Let $B$ denote the completed spatial regions related to those who are (vertically) between $A$ and $F$.
Determine a parametrization for $B$.
I am stuck on this problem for quite a while now. Any help with the parametrization will be really helpful. Thank you :)
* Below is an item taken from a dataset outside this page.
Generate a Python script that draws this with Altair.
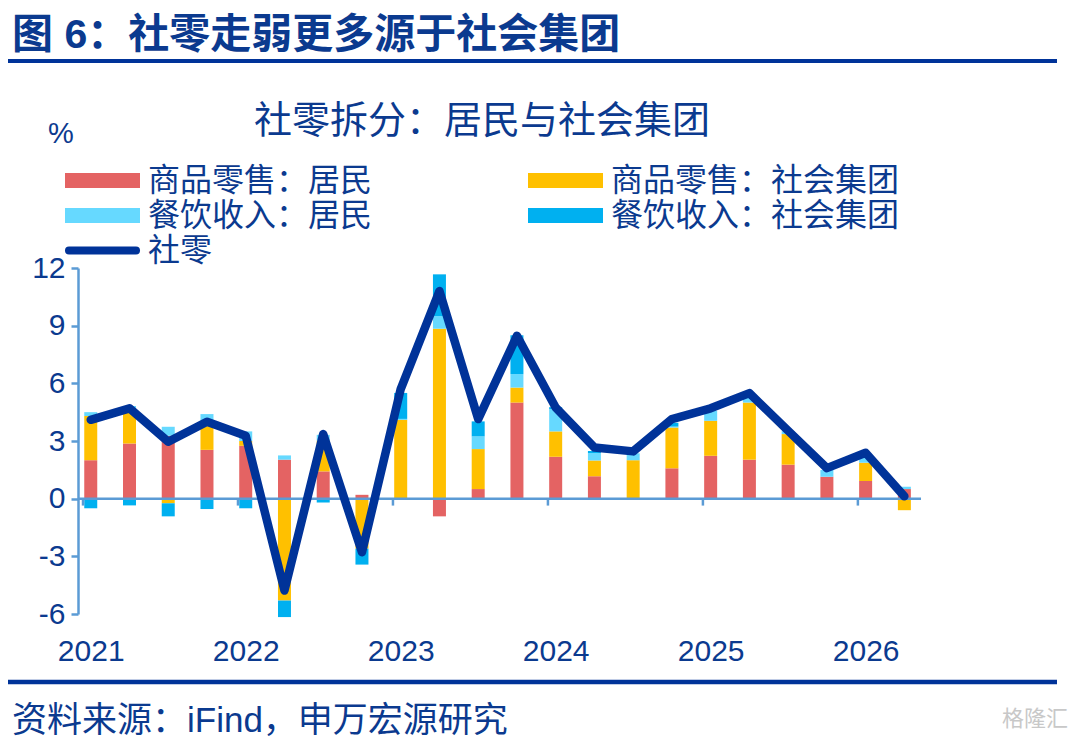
import altair as alt
import pandas as pd

# ---------------- data ----------------
years = ["2021", "2022", "2023", "2024", "2025", "2026"]
series_names = ["商品零售：居民", "商品零售：社会集团", "餐饮收入：居民", "餐饮收入：社会集团"]
series_colors = ["#E46363", "#FFC000", "#66D9FF", "#00B0F0"]

goods_household = [2.0, 2.87, 3.27, 2.54, 2.75, 2.03, 1.42, 0.2, 0.0, -0.92, 0.5, 5.0,
                   2.18, 1.17, 0.0, 1.58, 2.23, 2.03, 1.77, 1.14, 0.92, 0.5]
goods_group = [2.3, 1.75, -0.24, 1.29, 0.25, -5.3, 1.6, -2.6, 4.1, 8.84, 2.08, 0.78,
               1.32, 0.81, 2.0, 2.12, 1.82, 2.97, 1.59, 0.0, 0.95, -0.6]
catering_household = [0.2, 0.2, 0.47, 0.57, 0.5, 0.22, 0.3, 0.0, 0.05, 0.66, 0.66, 0.7,
                      1.16, 0.4, 0.36, 0.05, 0.52, 0.26, 0.15, 0.35, 0.26, 0.12]
catering_group = [-0.5, -0.35, -0.68, -0.54, -0.5, -0.86, -0.2, -0.83, 1.35, 2.17, 0.78, 2.02,
                  0.1, 0.1, 0.0, 0.2, 0.0, 0.0, 0.0, 0.0, 0.0, 0.0]
retail_total = [4.1, 4.7, 2.96, 4.0, 3.27, -4.78, 3.36, -2.79, 5.7, 10.8, 4.14, 8.47,
                4.74, 2.66, 2.46, 4.14, 4.7, 5.49, 3.53, 1.59, 2.39, 0.12]
line_name = "社零"
y_ticks = [-6, -3, 0, 3, 6, 9, 12]

TITLE = "图 6：社零走弱更多源于社会集团"
SUBTITLE = "社零拆分：居民与社会集团"
UNIT = "%"
SOURCE = "资料来源：iFind，申万宏源研究"
WATERMARK = "格隆汇"

# ---------------- styles ----------------
NAVY = "#0B3A8F"
LINE = "#003399"
AXIS = "#5B9BD5"
FONT = "Liberation Sans, Noto Sans CJK SC"
W, H = 843, 346
n = len(retail_total)
QPY = 4  # quarters per year

rows = []
for s_i, (name, vals) in enumerate(zip(series_names,
                                       [goods_household, goods_group, catering_household, catering_group])):
    for i, v in enumerate(vals):
        rows.append({"q": i, "series": name, "value": v, "ord": s_i})
bars_df = pd.DataFrame(rows)
line_df = pd.DataFrame({"q": list(range(n)), "value": retail_total, "name": line_name})
# year boundaries sit a fifth of a quarter before the first bar of each year
ticks_df = pd.DataFrame({"pos": [QPY * k - 0.2 for k in range(len(years))]})

xscale = alt.Scale(domain=[-0.2, n - 0.7], nice=False, zero=False)
yscale = alt.Scale(domain=[min(y_ticks), max(y_ticks)], nice=False)

label_expr = "[" + ",".join("'%s'" % y for y in years) + "][datum.value / %d]" % QPY

x_axis = alt.Axis(values=[QPY * k for k in range(len(years))], labelExpr=label_expr,
                  domain=False, ticks=False, grid=False, title=None,
                  labelFont=FONT, labelFontSize=30, labelColor=NAVY, labelPadding=22,
                  labelOverlap=False, labelFlush=False)
y_axis = alt.Axis(values=y_ticks, grid=False, title=None, tickSize=7, tickWidth=2.5,
                  tickColor=AXIS, domainColor=AXIS, domainWidth=2.5,
                  labelExpr="'' + datum.value",
                  labelFont=FONT, labelFontSize=30, labelColor=NAVY, labelPadding=6)

bars = alt.Chart(bars_df).mark_bar(size=13).encode(
    x=alt.X("q:Q", scale=xscale, axis=x_axis),
    y=alt.Y("value:Q", stack="zero", scale=yscale, axis=y_axis),
    color=alt.Color("series:N", scale=alt.Scale(domain=series_names, range=series_colors), legend=None),
    order=alt.Order("ord:Q", sort="ascending"),
)

zero_line = alt.Chart(line_df).mark_rule(color=AXIS, strokeWidth=2.5).encode(
    y=alt.datum(0), x=alt.value(0), x2=alt.value(W)
).transform_filter("datum.q == 0")

year_ticks = alt.Chart(ticks_df).mark_rule(color=AXIS, strokeWidth=2.5).encode(
    x=alt.X("pos:Q"), y=alt.datum(0), y2=alt.datum(-0.36)
)

line = alt.Chart(line_df).mark_line(strokeWidth=8.5, strokeJoin="round", strokeCap="round",
                                    color=LINE).encode(x="q:Q", y="value:Q")


def text_layer(txt, x, y, size, align="left", weight="normal", color=NAVY):
    return alt.Chart(pd.DataFrame({"t": [txt]})).mark_text(
        align=align, baseline="middle", font=FONT, fontSize=size, fontWeight=weight, color=color
    ).encode(text="t:N", x=alt.value(x), y=alt.value(y))


def hrule(y, width, x0=-70, x1=979, color=LINE, cap="butt"):
    return alt.Chart(pd.DataFrame({"t": [0]})).mark_rule(color=color, strokeWidth=width,
                                                          strokeCap=cap).encode(
        x=alt.value(x0), x2=alt.value(x1), y=alt.value(y))


# ---------------- legend (two columns, row-major like the reference) ----------------
LEG_COL_X = [-13, 450]
LEG_ROW_Y = [-87.5, -52.5, -17.5]
SYM_W = 75
legend_layers = []
for k, (name, col) in enumerate(zip(series_names, series_colors)):
    cx = LEG_COL_X[k % 2]
    cy = LEG_ROW_Y[k // 2]
    legend_layers.append(hrule(cy, 15, cx, cx + SYM_W, color=col))
    legend_layers.append(text_layer(name, cx + SYM_W + 8, cy, 32))
cy = LEG_ROW_Y[2]
legend_layers.append(hrule(cy, 8, LEG_COL_X[0] + 4, LEG_COL_X[0] + SYM_W - 4, color=LINE, cap="round"))
legend_layers.append(text_layer(line_name, LEG_COL_X[0] + SYM_W + 8, cy, 32))

title = text_layer(TITLE, -66, -232, 41, weight="bold")
subtitle = text_layer(SUBTITLE, 404, -146, 38, align="center")
unit = text_layer(UNIT, -30, -134, 29)
source = text_layer(SOURCE, -66, 453, 35)
mark = text_layer(WATERMARK, 990, 451, 22, align="right", color="#C8C8C8")

chart = alt.layer(
    bars, zero_line, year_ticks, line,
    title, subtitle, unit, source, mark,
    hrule(-207, 4), hrule(414, 4.5),
    *legend_layers,
).properties(
    width=W, height=H,
    autosize=alt.AutoSizeParams(type="none"),
    padding={"left": 70, "top": 260, "right": 150, "bottom": 125},
    background="white",
).configure_view(stroke=None)

chart.save("out.html", embed_options={"renderer": "svg", "actions": False})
I did this by hand, so please verify these answers before trusting them. Notice that I maintained the same domains for all functions.
$A$ is defined by
$ \\x_A(t,u,v)=t \\y_A(t,u,v)=u\sqrt{6-t} \\z_A(t,u,v)=0 $ where $ \\0 \le t \le 6 \\-1 \le u \le 1 \\0 \le v \le 1 $
$F$ is defined by
$ \\x_F(t,u,v)=t \\y_F(t,u,v)=u\sqrt{6-t} \\z_F(t,u,v)=u^2(t-6)-t+6 $ where $ \\0 \le t \le 6 \\-1 \le u \le 1 \\0 \le v \le 1 $
And finally, $B$ is defined by
$ \\x_B(t,u,v)=t \\y_B(t,u,v)=u\sqrt{6-t} \\z_B(t,u,v)=v(u^2(t-6)-t+6) $ where $ \\0 \le t \le 6 \\-1 \le u \le 1 \\0 \le v \le 1 $